To compensate, margins on SOFR ARMs are bigger — 2.75% to 3%, compared with Libor's typical margin of 2.25%.
To return to our imagery, if the indexes were air mattresses, SOFR would be thinner than Libor. And of the books representing the margins, the SOFR tome would be thicker than the volume atop Libor.
SOFR loans adjust more frequently
When Libor-based ARMs eventually hit reset, the rate is adjusted once a year. By contrast, when SOFR ARMs reset, they will be adjusted every six months.
The reason is that the 1-year Libor looks forward, while SOFR looks backward. Libor reflects where interest rates are expected to go in the next 12 months, while SOFR reflects an average of short-term rates during a recent 30-day period. From investors' viewpoint, SOFR rates go out of date more quickly, so they'll be refreshed more frequently.
SOFR interest rate caps are smaller
ARMs have rate caps, which limit how much the interest rate can change with each adjustment. Libor ARMs can go up or down a maximum of two percentage points with each annual adjustment. SOFR ARMs will be limited to going up or down a maximum of one percentage point when they are adjusted every six months.
SOFRs are named differently
Most ARMs start with an introductory interest rate that lasts for several years before the first adjustment, or reset. A Libor ARM with a three-year introductory rate is called a 3/1 ARM because the initial rate lasts three years, then the rate is adjusted every one year afterward. The number before the slash is the length of the introductory rate, and the number after the slash denotes how many years pass between rate adjustments.
Because SOFR ARMs will be adjusted at six-month intervals, the number after the slash denotes how many months, not years, pass between rate adjustments. When a SOFR ARM has an initial rate lasting three years, followed by rate adjustments every six months, it’s called a 3/6 ARM. If the initial rate lasts five years, it's a 5/6 ARM. There are also 7/6 and 10/6 ARMs.
Lenders know there's a learning curve. "We explain and educate borrowers on the new terminology and adjustment periods in our new ARM disclosures, which are provided on all SOFR ARM applications," says Mark Daly, Flagstar Bank's senior vice president for mortgage originations support.
Shopping for a SOFR ARM
An adjustable-rate mortgage might make sense if you intend to own the home for just a few years or plan to pay off the loan quickly. If you decide that an ARM is right for you, shopping for a SOFR-indexed loan isn't much different from getting a Libor-based mortgage.
"The structure and terms for either a Libor- or SOFR-based ARM loan are very similar, aside obviously from the different indexes," PNC Bank mortgage executive Peter McCarthy said in an email.
The main difference is the naming convention. Don't make the mistake of thinking "5/6" means a six-year gap between rate adjustments!
» MORE: Best ARM lenders
What will happen to existing Libor loans?

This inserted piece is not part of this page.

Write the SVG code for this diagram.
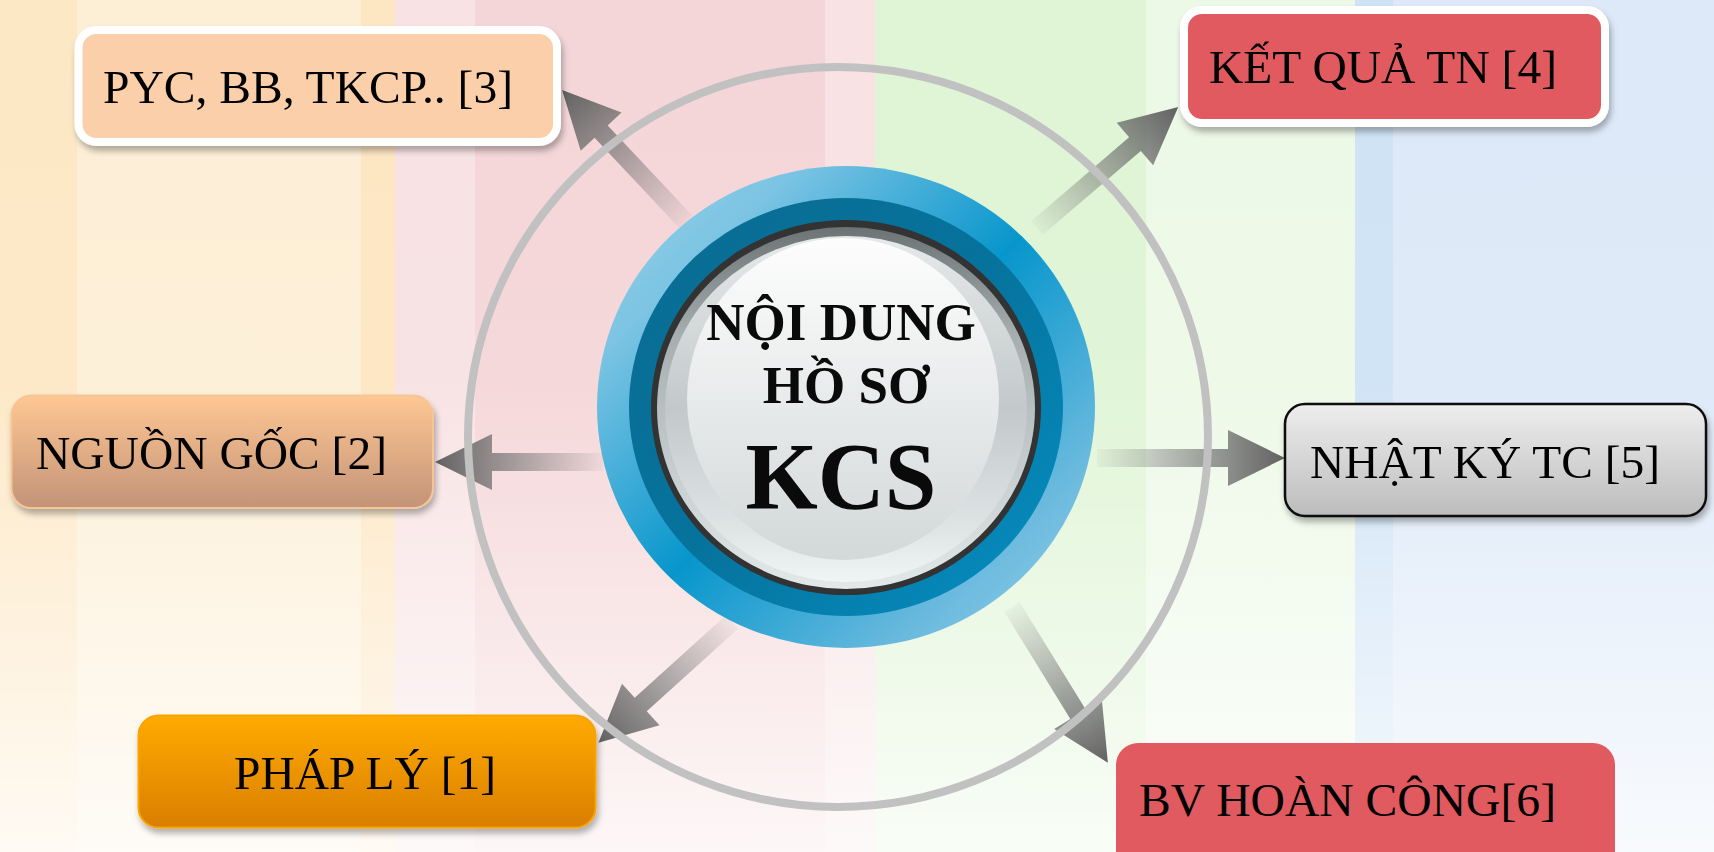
<svg xmlns="http://www.w3.org/2000/svg" width="1714" height="852" viewBox="0 0 1714 852">
<defs>
<linearGradient id="fade" x1="0" y1="0" x2="0" y2="1">
<stop offset="0" stop-color="#fff" stop-opacity="0"/>
<stop offset="0.45" stop-color="#fff" stop-opacity="0.05"/>
<stop offset="1" stop-color="#fff" stop-opacity="0.8"/>
</linearGradient>
<linearGradient id="ag" x1="0" y1="0" x2="1" y2="0">
<stop offset="0" stop-color="#6e6e6e" stop-opacity="0.05"/>
<stop offset="0.55" stop-color="#6a6a6a" stop-opacity="0.6"/>
<stop offset="1" stop-color="#616161" stop-opacity="1"/>
</linearGradient>
<linearGradient id="blueOuter" x1="0" y1="0" x2="1" y2="1">
<stop offset="0" stop-color="#9ad3ea"/>
<stop offset="0.2" stop-color="#7cc4e3"/>
<stop offset="0.5" stop-color="#0796cc"/>
<stop offset="0.8" stop-color="#6bbade"/>
<stop offset="1" stop-color="#9ad3ea"/>
</linearGradient>
<linearGradient id="blueDark" x1="0" y1="0" x2="1" y2="1">
<stop offset="0" stop-color="#0b6c92"/>
<stop offset="0.5" stop-color="#06739d"/>
<stop offset="1" stop-color="#0590c4"/>
</linearGradient>
<linearGradient id="bevel" x1="0" y1="0" x2="0" y2="1">
<stop offset="0" stop-color="#6c7375"/>
<stop offset="0.3" stop-color="#a6aeb0"/>
<stop offset="1" stop-color="#e3e9e9"/>
</linearGradient>
<linearGradient id="disc" x1="0" y1="0" x2="0" y2="1">
<stop offset="0" stop-color="#e6e9e9"/>
<stop offset="0.5" stop-color="#c3c9cb"/>
<stop offset="0.85" stop-color="#dfe5e5"/>
<stop offset="1" stop-color="#f0f4f4"/>
</linearGradient>
<linearGradient id="hl" x1="0" y1="0" x2="0" y2="1">
<stop offset="0" stop-color="#fdfdfd"/>
<stop offset="1" stop-color="#d3d8d9"/>
</linearGradient>
<linearGradient id="gOrig" x1="0" y1="0" x2="0" y2="1">
<stop offset="0" stop-color="#fec793"/>
<stop offset="1" stop-color="#c39378"/>
</linearGradient>
<linearGradient id="gGray" x1="0" y1="0" x2="0" y2="1">
<stop offset="0" stop-color="#eeeeee"/>
<stop offset="1" stop-color="#bcbcbc"/>
</linearGradient>
<linearGradient id="gOrange" x1="0" y1="0" x2="0" y2="1">
<stop offset="0" stop-color="#ffab00"/>
<stop offset="1" stop-color="#d97e00"/>
</linearGradient>
<filter id="sh" x="-10%" y="-20%" width="120%" height="150%">
<feDropShadow dx="2" dy="5" stdDeviation="3" flood-color="#000" flood-opacity="0.3"/>
</filter>
</defs>
<style>
.lbl{font-family:"Liberation Serif","Times New Roman",serif;font-size:47px;fill:#000}
.ctr{font-family:"Liberation Serif","Times New Roman",serif;font-weight:bold;fill:#0a0a0a;text-anchor:middle}
.arr{fill:url(#ag)}
</style>

<g id="background">
<rect x="0" y="0" width="77" height="852" fill="#fde8c5"/>
<rect x="77" y="0" width="284" height="852" fill="#fdefd6"/>
<rect x="361" y="0" width="34" height="852" fill="#fde6c2"/>
<rect x="395" y="0" width="80" height="852" fill="#f8e2e3"/>
<rect x="475" y="0" width="350" height="852" fill="#f5d6d8"/>
<rect x="825" y="0" width="50" height="852" fill="#f8e2e3"/>
<rect x="875" y="0" width="271" height="852" fill="#dff5d5"/>
<rect x="1146" y="0" width="209" height="852" fill="#edf9e7"/>
<rect x="1355" y="0" width="38" height="852" fill="#cfe3f6"/>
<rect x="1393" y="0" width="321" height="852" fill="#dde9f8"/>
<rect x="0" y="0" width="1714" height="852" fill="url(#fade)"/>
</g>

<g id="connectors">
<polygon class="arr" points="0,-9 124,-9 124,-28 181,0 124,28 124,9 0,9" transform="translate(686,222) rotate(-133.2)"/>
<polygon class="arr" points="0,-9 129,-9 129,-28 186,0 129,28 129,9 0,9" transform="translate(1037,228) rotate(-40.6)"/>
<polygon class="arr" points="0,-9 111,-9 111,-28 168,0 111,28 111,9 0,9" transform="translate(603,462) rotate(180)"/>
<polygon class="arr" points="0,-9 131,-9 131,-28 188,0 131,28 131,9 0,9" transform="translate(1097,458)"/>
<polygon class="arr" points="0,-9 123,-9 123,-28 180,0 123,28 123,9 0,9" transform="translate(732,622) rotate(137.9)"/>
<polygon class="arr" points="0,-9 126,-9 126,-28 183,0 126,28 126,9 0,9" transform="translate(1012,607) rotate(58.4)"/>
</g>

<g id="ring">
<circle cx="838" cy="437" r="370" fill="none" stroke="#c1c1c1" stroke-width="8"/>
</g>

<g id="center">
<ellipse cx="846" cy="407" rx="249" ry="241" fill="url(#blueOuter)"/>
<ellipse cx="846" cy="407" rx="217" ry="209" fill="url(#blueDark)"/>
<ellipse cx="846" cy="407.5" rx="195" ry="187.5" fill="#333"/>
<ellipse cx="846" cy="408" rx="189" ry="181" fill="url(#bevel)"/>
<ellipse cx="846" cy="409" rx="181" ry="173" fill="url(#disc)"/>
<ellipse cx="843" cy="399" rx="156" ry="161" fill="url(#hl)"/>
<text class="ctr" x="841" y="340" font-size="53">NỘI DUNG</text>
<text class="ctr" x="846" y="403" font-size="53">HỒ SƠ</text>
<text class="ctr" x="841" y="509" font-size="96" textLength="191" lengthAdjust="spacingAndGlyphs">KCS</text>
</g>

<g id="node-pyc" filter="url(#sh)">
<rect x="78.5" y="30" width="478.5" height="112" rx="18" fill="#fbcfa9" stroke="#fff" stroke-width="8"/>
<text class="lbl" x="103" y="103" textLength="410" lengthAdjust="spacingAndGlyphs">PYC, BB, TKCP.. [3]</text>
</g>

<g id="node-ketqua" filter="url(#sh)">
<rect x="1184" y="10" width="421" height="113" rx="18" fill="#e05a5f" stroke="#fff" stroke-width="8"/>
<text class="lbl" x="1209" y="83" textLength="348" lengthAdjust="spacingAndGlyphs">KẾT QUẢ TN [4]</text>
</g>

<g id="node-nguongoc" filter="url(#sh)">
<rect x="11.5" y="395.5" width="421.5" height="112.5" rx="20" fill="url(#gOrig)" stroke="#f6c596" stroke-width="2"/>
<text class="lbl" x="36" y="469" textLength="351" lengthAdjust="spacingAndGlyphs">NGUỒN GỐC [2]</text>
</g>

<g id="node-nhatky" filter="url(#sh)">
<rect x="1285" y="404" width="421" height="112" rx="20" fill="url(#gGray)" stroke="#111" stroke-width="2.5"/>
<text class="lbl" x="1310" y="478" textLength="350" lengthAdjust="spacingAndGlyphs">NHẬT KÝ TC [5]</text>
</g>

<g id="node-phaply" filter="url(#sh)">
<rect x="138.5" y="715.5" width="457" height="112" rx="20" fill="url(#gOrange)" stroke="#f7a400" stroke-width="2"/>
<text class="lbl" x="234" y="789" textLength="262" lengthAdjust="spacingAndGlyphs">PHÁP LÝ [1]</text>
</g>

<g id="node-bv">
<rect x="1116" y="743" width="499" height="130" rx="22" fill="#e05a5f"/>
<text class="lbl" x="1139" y="816" textLength="417" lengthAdjust="spacingAndGlyphs">BV HOÀN CÔNG[6]</text>
</g>
</svg>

All ARM contracts have language that allows lenders to find a replacement if the loan's index goes away. Eventually, existing Libor-indexed ARMs will be switched over to SOFR. The timing has yet to be worked out, depending partly on when British regulators call it quits on Libor.
On this side of the Atlantic, regulators have stressed the need for an "effective transition." The lender must provide notice 60 to 120 days before the first payment under the adjusted rate.